Using "Include/including" in sentences.

One of my readers asked recently if I would clarify the proper way to use “include” in a sentence. The simple, direct answer is WITHOUT A COLON. Just go right on with what is included. Here are some examples:

The Grammar Glitches that annoy me most include subject/verb agreement and apostrophe goofs.

The newly appointed board members include Sam Jones, Polly Troxell, and Jim Henry.

Notice that neither of these sentences requires a colon after INCLUDE.

If you use the word “including,” it may help clarify to put a comma BEFORE it, but you still do not need a colon after it. More examples:

Everyone survived, including the family dog.

The price for the ticket is $15.75 including sales tax.

The band has five members, including a drummer, two guitars, a violin, and a flute.

The only time you would place a colon after “include” is when you are setting up a bullet list rather than a sentence, as in these examples:

Your choices for the banquet menu include:

  • roast beef with mashed potatoes, gravy, and green beans
  • chicken quesadillas with cheesy nachos
  • moo goo gai pan

Optional side trips for this cruise include:

  • visiting a glacier
  • photographing seals at play
  • dining in an old-time saloon

My thanks to Rachel for suggesting this topic.

9 Responses to “Using "Include/including" in sentences.”

  1. admin says:

    To "Anonymous"–

    In answer to your question about using "to include" in a sentence, I would say that "to include" is an old-fashioned usage.  Here is how I would write the sentence example you gave:

    Listen for noises, including rattles, squeaks, and whistles.

    Hope that helps.

  2. David says:

    You're wrong; one cannot use a colon after include in the above examples. The fact that there is a bulleted list afterward is irrelevant; while such usage is common on websites, it is wrong and should not be validated by a website about grammar.

  3. admin says:

    I am sorry, David, but I (and The Chicago Manual of Style) disagree with you. If you will check page 345 (entry 6.124 and following) in that excellent publication, you will see that each of its examples shows a colon at the end of the introduction to a bulleted list. In my workshops on business writing skills, I point out that, when you set up a vertical list, you are suspending normal sentence structure. You are welcome to reply and cite anywhere you can find that questions this, but I will stick with The Chicago Manual of Style (16th Edition). You might also check page 350 in The Business Writer’s Handbook (5th Edition), which shows the same type of examples I gave.
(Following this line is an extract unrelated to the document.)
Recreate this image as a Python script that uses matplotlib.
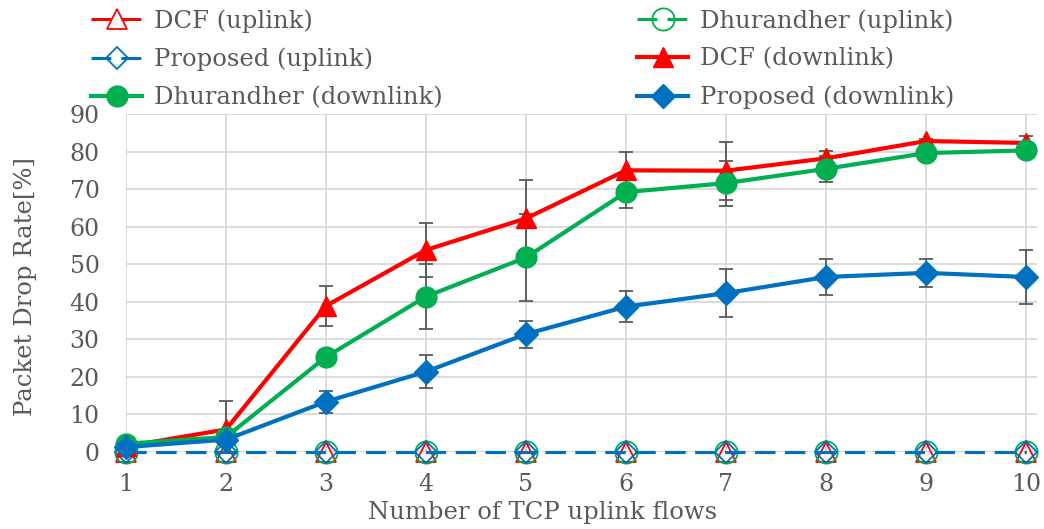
import numpy as np
import matplotlib
matplotlib.use('Agg')
import matplotlib.pyplot as plt

# number of TCP uplink flows
flows = [1, 2, 3, 4, 5, 6, 7, 8, 9, 10]

# packet drop rate [%], uplink
dcf_up = [0, 0, 0, 0, 0, 0, 0, 0, 0, 0]
dhu_up = [0, 0, 0, 0, 0, 0, 0, 0, 0, 0]
prop_up = [0, 0, 0, 0, 0, 0, 0, 0, 0, 0]

# packet drop rate [%], downlink
dcf_down = [1.5, 6.0, 38.9, 53.8, 62.2, 75.0, 74.9, 78.2, 82.8, 82.3]
dhu_down = [2.2, 4.0, 25.3, 41.4, 51.8, 69.2, 71.6, 75.4, 79.6, 80.3]
prop_down = [1.3, 3.3, 13.4, 21.4, 31.4, 38.7, 42.3, 46.6, 47.7, 46.6]

# error bar half widths
dcf_err = [0.5, 7.6, 5.3, 7.1, 10.1, 4.8, 7.7, 2.0, 0.5, 1.8]
dhu_err = [0.5, 1.0, 1.5, 8.7, 11.5, 4.2, 6.0, 3.4, 0.8, 0.8]
prop_err = [0.5, 1.0, 2.9, 4.3, 3.6, 4.1, 6.4, 4.8, 3.8, 7.3]

RED = '#FF0000'
GREEN = '#00B050'
BLUE = '#0070C0'
TXT = '#595959'
GRID = '#D9D9D9'
FS = 17.5

plt.rcParams['font.family'] = ['DejaVu Serif']
plt.rcParams['font.size'] = FS

fig = plt.figure(figsize=(10.44, 5.29), dpi=100)
ax = fig.add_axes([126 / 1044, 1 - 452 / 529, 911 / 1044, 338 / 529])

dash = (6.5, 3.3)
up_kw = dict(lw=2.2, dashes=dash, markerfacecolor='none',
             markeredgewidth=1.3, clip_on=False, zorder=3)
h1, = ax.plot(flows, dcf_up, color=RED, marker='^', markersize=14,
              label='DCF (uplink)', **up_kw)
h2, = ax.plot(flows, dhu_up, color=GREEN, marker='o', markersize=16,
              label='Dhurandher (uplink)', **up_kw)
h3, = ax.plot(flows, prop_up, color=BLUE, marker='D', markersize=11.5,
              label='Proposed (uplink)', **up_kw)

down_kw = dict(lw=3.0, clip_on=False)
for y, e in [(dcf_down, dcf_err), (dhu_down, dhu_err), (prop_down, prop_err)]:
    ax.errorbar(flows, y, yerr=e, fmt='none', ecolor=TXT, elinewidth=1.3,
                capsize=5, capthick=1.3, zorder=4)
h4, = ax.plot(flows, dcf_down, color=RED, marker='^', markersize=15,
              label='DCF (downlink)', zorder=5, **down_kw)
h5, = ax.plot(flows, dhu_down, color=GREEN, marker='o', markersize=15,
              label='Dhurandher (downlink)', zorder=6, **down_kw)
h6, = ax.plot(flows, prop_down, color=BLUE, marker='D', markersize=12,
              label='Proposed (downlink)', zorder=7, **down_kw)

ax.set_xlim(1, 10.11)
ax.set_ylim(0, 90)
ax.set_xticks(flows)
ax.set_yticks(np.arange(0, 91, 10))
ax.grid(True, color=GRID, lw=1.3)
ax.set_axisbelow(True)
for s in ax.spines.values():
    s.set_visible(False)
ax.tick_params(length=0, colors=TXT, labelsize=17)
ax.tick_params(axis='x', pad=15)
ax.tick_params(axis='y', pad=19)

ax.set_xlabel('Number of TCP uplink flows', color=TXT, fontsize=FS)
ax.xaxis.set_label_coords(0.457, -0.145)
ax.set_ylabel('Packet Drop Rate[%]', color=TXT, fontsize=FS)
ax.yaxis.set_label_coords(-0.098, 0.49)

leg_kw = dict(frameon=False, fontsize=FS, handlelength=2.1, handletextpad=0.5,
              labelspacing=0.62, borderpad=0, borderaxespad=0, labelcolor=TXT,
              loc='upper left')
leg1 = fig.legend([h1, h3, h5], [h.get_label() for h in (h1, h3, h5)],
                  bbox_to_anchor=(91 / 1044, 1 - 9 / 529), **leg_kw)
leg2 = fig.legend([h2, h4, h6], [h.get_label() for h in (h2, h4, h6)],
                  bbox_to_anchor=(637 / 1044, 1 - 9 / 529), **leg_kw)

fig.savefig('out.png', dpi=100)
    NOTE TO OTHER READERS: I welcome your comments on this as well.

  4. Carrie says:

    Can you start a sentence with the word including?

    Example: The second guest who I would invite to dinner would be Benjamin Franklin because I want to hear about his key and kite experiment. Including, what his thinking, reasoning and planning was leading up to it, what he was thinking while he was setting up and executing it, what he thought about the outcome, and what everyone he knew said and thought about it.

  5. admin says:

    Sorry for the late reply. I have been away for three weeks. To answer your question, the issue is not really whether or not you can start a sentence with INCLUDING. The issue is how you use INCLUDING in relationship to the other words. In your example, you need to place a comma before INCLUDING and remove the one after INCLUDING. But then you end up with a very long string of phrases. Here is what I would suggest–and I hope I’m not too late for your assignment:

    The second guest I would invite to dinner would be Benjamin Franklin because I want to hear about his key and kite experiment, including his reasoning and the planning leading up to the experiment. I want him to tell me what he was thinking while he was setting it up and executing it and what he thought about the outcome. It would also be interesting to hear him talk about what everyone who knew him said and thought about it.

  6. David says:

    Would preceding "including" by a semi-colon be correct; including this example?

  7. admin says:

    No, it would not be correct because the function of a semicolon is to separate two closely-related complete ideas in a compound sentence. A semicolon can be replaced by a period. Here is an example: 

             Paula enjoys reading; she often spends afternoons at the library.  Paula enjoys reading. She often spends afternoons at the library.  

    In your sentence, the phrase INCLUDING THIS EXAMPLE is not a complete idea.Therefore, you need only a pause (comma) before adding it to the end of the sentence. It should read this way:

            Would preceding “including” with a semicolon be correct, including this example? (NOTE: SEMICOLON is one word. Also,I think WITH might be a better word choice than BY, but         that is just a style choice.   

    Hope this helps.

  8. Alvin says:

    Does the word "including" mean that the following list of words is the entire list? 

    "I like food, including apples, meat, and cookies."

    Would this mean that I ONLY like these three things, or that these are examples of things I like in the category given (food)? If not, what word would you use to tell the reader that the list is the complete list? 

  9. admin says:

    Good question. When you use the word INCLUDE, you are suggesting that these three foods are among those that you like. You are not suggesting that these are the only ones you like. If you want to tell the reader that this is a complete list, you would need to write something like this:

          I only like three foods: apples, meat, and cookies.

          The only foods I like are apples, meat, and cookies.

    Hope that helps. Sounds like a pretty good meal to me!